***** INFORMATION SUPPLIED

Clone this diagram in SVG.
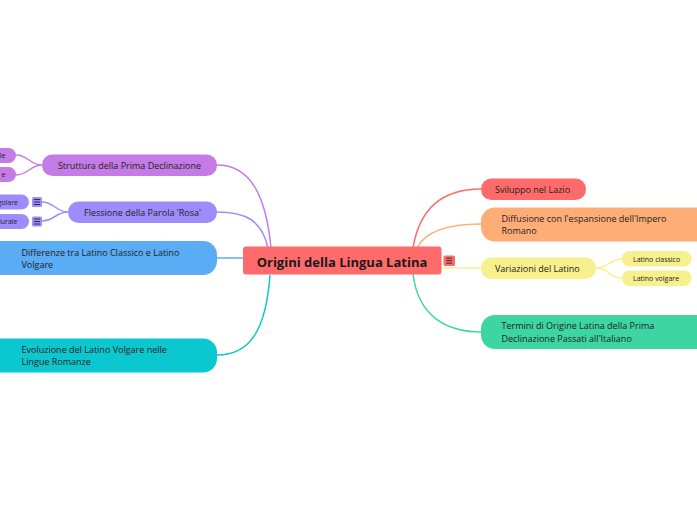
<svg xmlns="http://www.w3.org/2000/svg" width="697" height="520" viewBox="0 0 697 520">
<style>
.t{font-family:"Open Sans","Noto Sans",sans-serif;font-size:9px;fill:#222}
.s{font-family:"Open Sans","Noto Sans",sans-serif;font-size:7px;fill:#222}
.c{fill:none;stroke-width:1.5}
.ic{stroke:#333;stroke-width:1}
</style>
<defs>
<g id="icon"><line x1="-3" y1="-2.5" x2="3" y2="-2.5"/><line x1="-3" y1="0" x2="3" y2="0"/><line x1="-3" y1="2.5" x2="3" y2="2.5"/></g>
</defs>
<rect width="697" height="520" fill="#fff"/>
<g id="connectors">
<path class="c" stroke="#c57be5" d="M271,248 C266,195 250,165 217,165"/>
<path class="c" stroke="#9e8cfc" d="M268,248 C262,220 245,212 217,212"/>
<path class="c" stroke="#5aacf4" d="M217,258 L243,258"/>
<path class="c" stroke="#0ac7d0" d="M270,275 C266,330 250,355 217,355"/>
<path class="c" stroke="#ff6b6b" d="M413,248 C420,205 445,189 481,189"/>
<path class="c" stroke="#ffad77" d="M417,248 C425,232 445,224 481,224"/>
<path class="c" stroke="#f7f08c" d="M441,268 L481,268"/>
<path class="c" stroke="#3dd6a3" d="M413,274 C418,315 445,332 481,332"/>
<path class="c" stroke="#c57be5" d="M42,165 C30,165 28,155 16,155 M42,165 C30,165 28,175 16,175"/>
<path class="c" stroke="#9e8cfc" d="M68,212 C56,212 54,202 42,202 M68,212 C56,212 54,221 42,221"/>
<path class="c" stroke="#f7f08c" d="M596,268 C610,268 608,259 622,259 M596,268 C610,268 608,278 622,278"/>
</g>
<g id="central">
<rect x="243" y="246.5" width="198.5" height="28" rx="3" fill="#ff6b6b"/>
<text x="342" y="267" text-anchor="middle" style="font-family:'Open Sans','Noto Sans',sans-serif;font-size:13px;font-weight:bold;fill:#1a1a1a">Origini della Lingua Latina</text>
<rect x="443.5" y="255.5" width="11.5" height="10.5" rx="1.5" fill="#ff6b6b"/>
<use href="#icon" x="449.2" y="260.7" class="ic"/>
</g>
<g id="n-struttura">
<rect x="42" y="154.5" width="175" height="21.5" rx="10.5" fill="#c57be5"/>
<text class="t" x="129.5" y="168.5" text-anchor="middle">Struttura della Prima Declinazione</text>
</g>
<g id="n-struttura-a">
<rect x="-20" y="148" width="36" height="15" rx="7.5" fill="#c57be5"/>
<text class="s" x="5.5" y="158.3" text-anchor="end">le</text>
</g>
<g id="n-struttura-b">
<rect x="-20" y="167" width="36" height="15" rx="7.5" fill="#c57be5"/>
<text class="s" x="5.5" y="177.3" text-anchor="end">e</text>
</g>
<g id="n-flessione">
<rect x="68" y="201.5" width="149" height="21.5" rx="10.5" fill="#9e8cfc"/>
<text class="t" x="142.5" y="215.5" text-anchor="middle">Flessione della Parola 'Rosa'</text>
</g>
<g id="n-singolare">
<rect x="-20" y="194.5" width="49" height="15" rx="7.5" fill="#9e8cfc"/>
<text class="s" x="18" y="204.5" text-anchor="end">Singolare</text>
<rect x="32" y="197" width="10" height="10" rx="1.5" fill="#9e8cfc"/>
<use href="#icon" x="37" y="202" class="ic"/>
</g>
<g id="n-plurale">
<rect x="-20" y="214" width="49" height="15" rx="7.5" fill="#9e8cfc"/>
<text class="s" x="17.5" y="224" text-anchor="end">Plurale</text>
<rect x="32" y="216.5" width="10" height="10" rx="1.5" fill="#9e8cfc"/>
<use href="#icon" x="37" y="221.5" class="ic"/>
</g>
<g id="n-differenze">
<rect x="-20" y="241" width="237" height="34" rx="14" fill="#5aacf4"/>
<text class="t" x="21.5" y="255.5">Differenze tra Latino Classico e Latino</text>
<text class="t" x="21.5" y="267.5">Volgare</text>
</g>
<g id="n-evoluzione">
<rect x="-20" y="338.5" width="237" height="34" rx="14" fill="#0ac7d0"/>
<text class="t" x="21.5" y="353">Evoluzione del Latino Volgare nelle</text>
<text class="t" x="21.5" y="365">Lingue Romanze</text>
</g>
<g id="n-sviluppo">
<rect x="481" y="178.5" width="105" height="21.5" rx="10.5" fill="#ff6b6b"/>
<text class="t" x="495" y="192.5">Sviluppo nel Lazio</text>
</g>
<g id="n-diffusione">
<rect x="481" y="207.5" width="235" height="34" rx="14" fill="#ffad77"/>
<text class="t" x="501.5" y="221.5">Diffusione con l'espansione dell'Impero</text>
<text class="t" x="501.5" y="233.5">Romano</text>
</g>
<g id="n-variazioni">
<rect x="481" y="257.5" width="115" height="21.5" rx="10.5" fill="#f7f08c"/>
<text class="t" x="495" y="271.5">Variazioni del Latino</text>
</g>
<g id="n-classico">
<rect x="622" y="251" width="69.5" height="15.5" rx="7.5" fill="#f7f08c"/>
<text class="s" x="633" y="261.5">Latino classico</text>
</g>
<g id="n-volgare">
<rect x="622" y="270.5" width="69.5" height="15.5" rx="7.5" fill="#f7f08c"/>
<text class="s" x="633" y="281">Latino volgare</text>
</g>
<g id="n-termini">
<rect x="481" y="315" width="235" height="34" rx="14" fill="#3dd6a3"/>
<text class="t" x="501.5" y="329">Termini di Origine Latina della Prima</text>
<text class="t" x="501.5" y="341.5">Declinazione Passati all'Italiano</text>
</g>
</svg>
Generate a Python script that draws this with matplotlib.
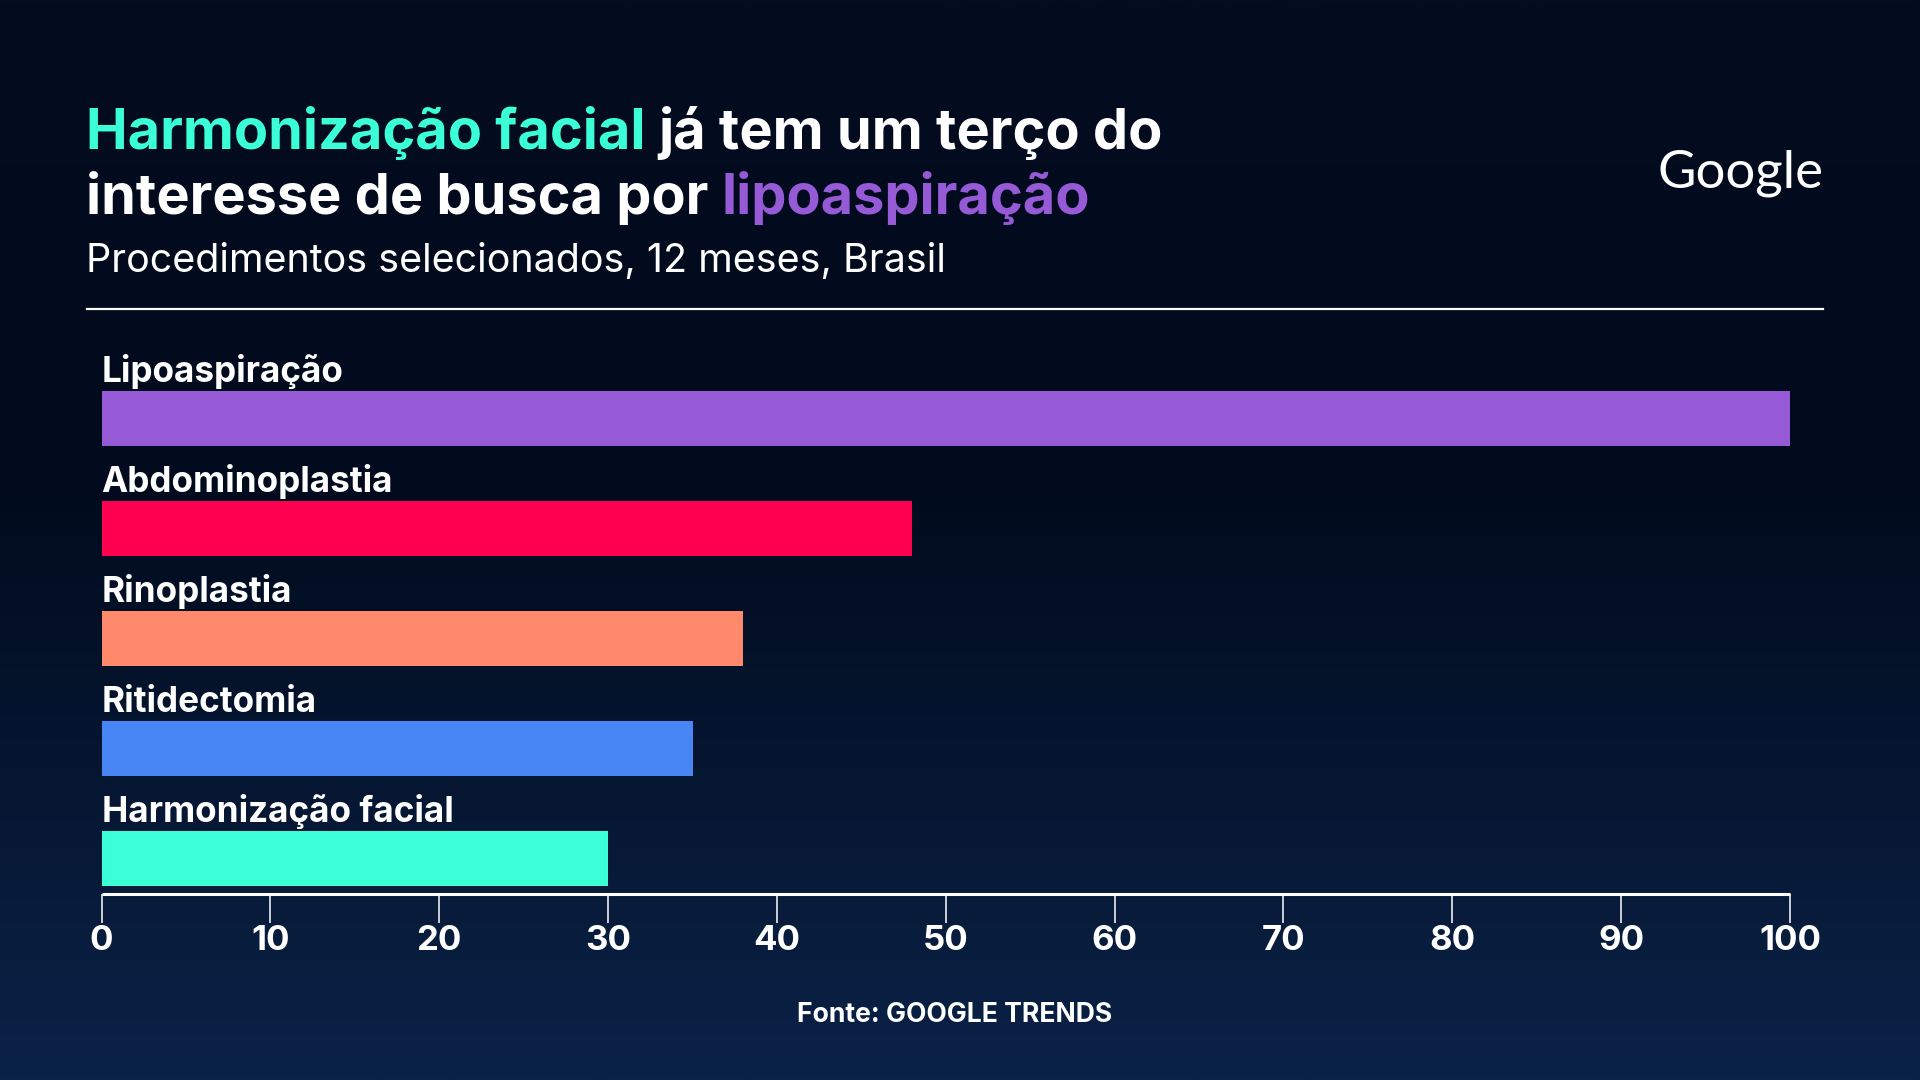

**********

**EXERCISE TASK:** Nothing in the entries should change as you copy them, except that the pictures are left out.

**REPLY TO THE TASK:**
Clone this diagram in SVG.
<svg xmlns="http://www.w3.org/2000/svg" width="697" height="520" viewBox="0 0 697 520">
<style>
.t{font-family:"Open Sans","Noto Sans",sans-serif;font-size:9px;fill:#222}
.s{font-family:"Open Sans","Noto Sans",sans-serif;font-size:7px;fill:#222}
.c{fill:none;stroke-width:1.5}
.ic{stroke:#333;stroke-width:1}
</style>
<defs>
<g id="icon"><line x1="-3" y1="-2.5" x2="3" y2="-2.5"/><line x1="-3" y1="0" x2="3" y2="0"/><line x1="-3" y1="2.5" x2="3" y2="2.5"/></g>
</defs>
<rect width="697" height="520" fill="#fff"/>
<g id="connectors">
<path class="c" stroke="#c57be5" d="M271,248 C266,195 250,165 217,165"/>
<path class="c" stroke="#9e8cfc" d="M268,248 C262,220 245,212 217,212"/>
<path class="c" stroke="#5aacf4" d="M217,258 L243,258"/>
<path class="c" stroke="#0ac7d0" d="M270,275 C266,330 250,355 217,355"/>
<path class="c" stroke="#ff6b6b" d="M413,248 C420,205 445,189 481,189"/>
<path class="c" stroke="#ffad77" d="M417,248 C425,232 445,224 481,224"/>
<path class="c" stroke="#f7f08c" d="M441,268 L481,268"/>
<path class="c" stroke="#3dd6a3" d="M413,274 C418,315 445,332 481,332"/>
<path class="c" stroke="#c57be5" d="M42,165 C30,165 28,155 16,155 M42,165 C30,165 28,175 16,175"/>
<path class="c" stroke="#9e8cfc" d="M68,212 C56,212 54,202 42,202 M68,212 C56,212 54,221 42,221"/>
<path class="c" stroke="#f7f08c" d="M596,268 C610,268 608,259 622,259 M596,268 C610,268 608,278 622,278"/>
</g>
<g id="central">
<rect x="243" y="246.5" width="198.5" height="28" rx="3" fill="#ff6b6b"/>
<text x="342" y="267" text-anchor="middle" style="font-family:'Open Sans','Noto Sans',sans-serif;font-size:13px;font-weight:bold;fill:#1a1a1a">Origini della Lingua Latina</text>
<rect x="443.5" y="255.5" width="11.5" height="10.5" rx="1.5" fill="#ff6b6b"/>
<use href="#icon" x="449.2" y="260.7" class="ic"/>
</g>
<g id="n-struttura">
<rect x="42" y="154.5" width="175" height="21.5" rx="10.5" fill="#c57be5"/>
<text class="t" x="129.5" y="168.5" text-anchor="middle">Struttura della Prima Declinazione</text>
</g>
<g id="n-struttura-a">
<rect x="-20" y="148" width="36" height="15" rx="7.5" fill="#c57be5"/>
<text class="s" x="5.5" y="158.3" text-anchor="end">le</text>
</g>
<g id="n-struttura-b">
<rect x="-20" y="167" width="36" height="15" rx="7.5" fill="#c57be5"/>
<text class="s" x="5.5" y="177.3" text-anchor="end">e</text>
</g>
<g id="n-flessione">
<rect x="68" y="201.5" width="149" height="21.5" rx="10.5" fill="#9e8cfc"/>
<text class="t" x="142.5" y="215.5" text-anchor="middle">Flessione della Parola 'Rosa'</text>
</g>
<g id="n-singolare">
<rect x="-20" y="194.5" width="49" height="15" rx="7.5" fill="#9e8cfc"/>
<text class="s" x="18" y="204.5" text-anchor="end">Singolare</text>
<rect x="32" y="197" width="10" height="10" rx="1.5" fill="#9e8cfc"/>
<use href="#icon" x="37" y="202" class="ic"/>
</g>
<g id="n-plurale">
<rect x="-20" y="214" width="49" height="15" rx="7.5" fill="#9e8cfc"/>
<text class="s" x="17.5" y="224" text-anchor="end">Plurale</text>
<rect x="32" y="216.5" width="10" height="10" rx="1.5" fill="#9e8cfc"/>
<use href="#icon" x="37" y="221.5" class="ic"/>
</g>
<g id="n-differenze">
<rect x="-20" y="241" width="237" height="34" rx="14" fill="#5aacf4"/>
<text class="t" x="21.5" y="255.5">Differenze tra Latino Classico e Latino</text>
<text class="t" x="21.5" y="267.5">Volgare</text>
</g>
<g id="n-evoluzione">
<rect x="-20" y="338.5" width="237" height="34" rx="14" fill="#0ac7d0"/>
<text class="t" x="21.5" y="353">Evoluzione del Latino Volgare nelle</text>
<text class="t" x="21.5" y="365">Lingue Romanze</text>
</g>
<g id="n-sviluppo">
<rect x="481" y="178.5" width="105" height="21.5" rx="10.5" fill="#ff6b6b"/>
<text class="t" x="495" y="192.5">Sviluppo nel Lazio</text>
</g>
<g id="n-diffusione">
<rect x="481" y="207.5" width="235" height="34" rx="14" fill="#ffad77"/>
<text class="t" x="501.5" y="221.5">Diffusione con l'espansione dell'Impero</text>
<text class="t" x="501.5" y="233.5">Romano</text>
</g>
<g id="n-variazioni">
<rect x="481" y="257.5" width="115" height="21.5" rx="10.5" fill="#f7f08c"/>
<text class="t" x="495" y="271.5">Variazioni del Latino</text>
</g>
<g id="n-classico">
<rect x="622" y="251" width="69.5" height="15.5" rx="7.5" fill="#f7f08c"/>
<text class="s" x="633" y="261.5">Latino classico</text>
</g>
<g id="n-volgare">
<rect x="622" y="270.5" width="69.5" height="15.5" rx="7.5" fill="#f7f08c"/>
<text class="s" x="633" y="281">Latino volgare</text>
</g>
<g id="n-termini">
<rect x="481" y="315" width="235" height="34" rx="14" fill="#3dd6a3"/>
<text class="t" x="501.5" y="329">Termini di Origine Latina della Prima</text>
<text class="t" x="501.5" y="341.5">Declinazione Passati all'Italiano</text>
</g>
</svg>
Generate a Python script that draws this with matplotlib.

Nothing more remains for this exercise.